A long December? The next PJM auction
PJM’s next power market auction is scheduled for December, a quick turnaround forced by the aforementioned capacity accreditation rules changes. Will prices be even higher come Christmastime?
“There’s probably some smart Warren Buffett quote about paying attention to long-term trends,” jokes Voltus’s Plante. “Last year, we were at our all-time lows there, there’s nowhere to go but up. This year, we’re at our all-time highs. I don’t expect to set an all-time high in December. I also don’t expect to go back to the all-time lows, as there’s not enough time between the auction that just cleared and December 2024 to really change the fundamentals.”
“This is supply and demand,” he continued. “We are in a load growth environment for the first time in a while. The interconnection queue is real, and the retirement of coal plants is real. The fundamentals have changed.”

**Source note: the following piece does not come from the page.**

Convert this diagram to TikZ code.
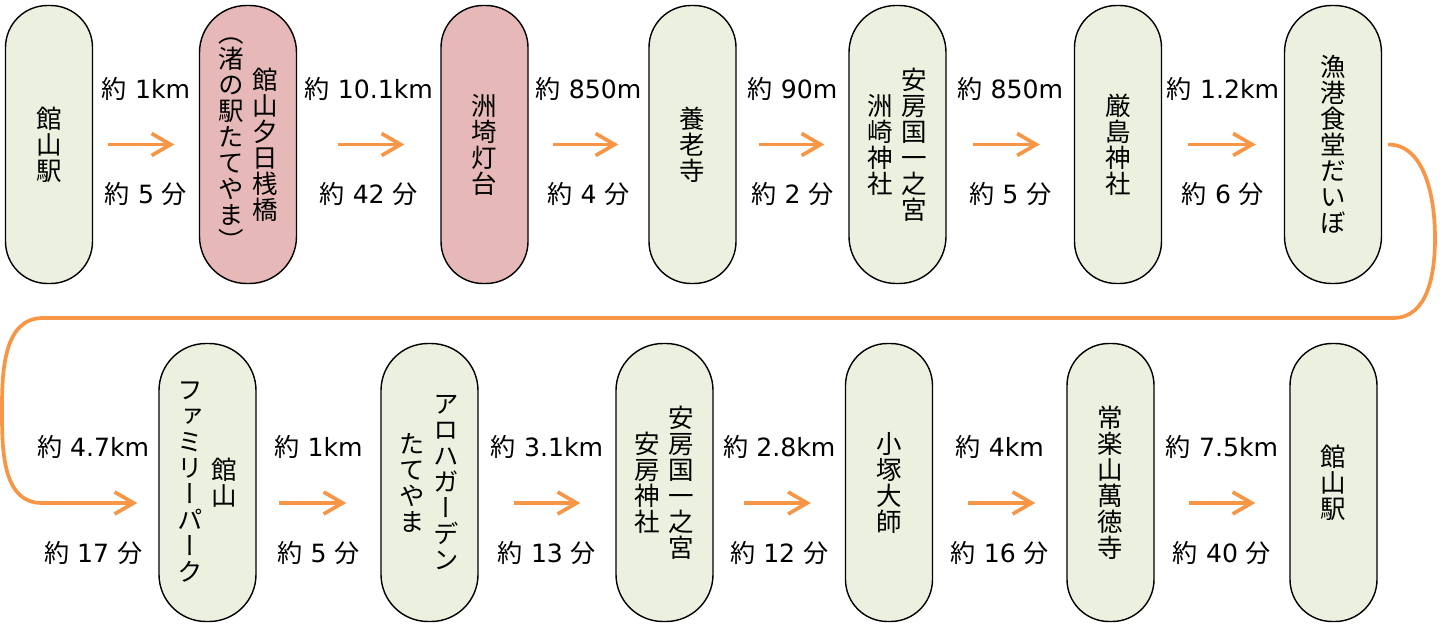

In his testimony at the FERC workshop, PJM’s Bielak seemed to indicate there wouldn’t be another surprise at the end of the year.
“The resource adequacy issues we may potentially be seeing in future years (are) already being reflected in our market prices and our market signals,” he said.
When Plante peers into his crystal ball, he sees prices in PJM territory around 80% of what they settled on in July.
“Setting up markets for DER aggregation is not without its challenges, and PJM’s approach hasn’t always produced their desired outcomes,” admits Plante. “So we have a lot of work to do with regulators to help them understand how they can structure things to drive the outcome they want- which is affordable, reliable electricity for everybody.”
Sunrun and its bevy of dispatchable behind-the-meter batteries will be standing by.
“We’re ready to work with utilities to dispatch that when needed, and make sure the customers get compensated for that as well,” confirms Heart. She sees DER aggregation as a logical way to smooth out PJM’s pricing problems but recognizes they’re only a piece of the whole picture.
“There is not a silver bullet solution,” she opines. “We cannot say, oh, we need more transmission lines. Oh, we need to build more generation, and then we’ve got it. What do you do in the next 10 years as you’re trying to figure out transmission? What do you do in the next five years? What do you do in the next season? That’s where we are really well suited to not only fill the gap with the increasing demand, but also fill the gap at specific times, at peak load times, when the grid needs it the most.”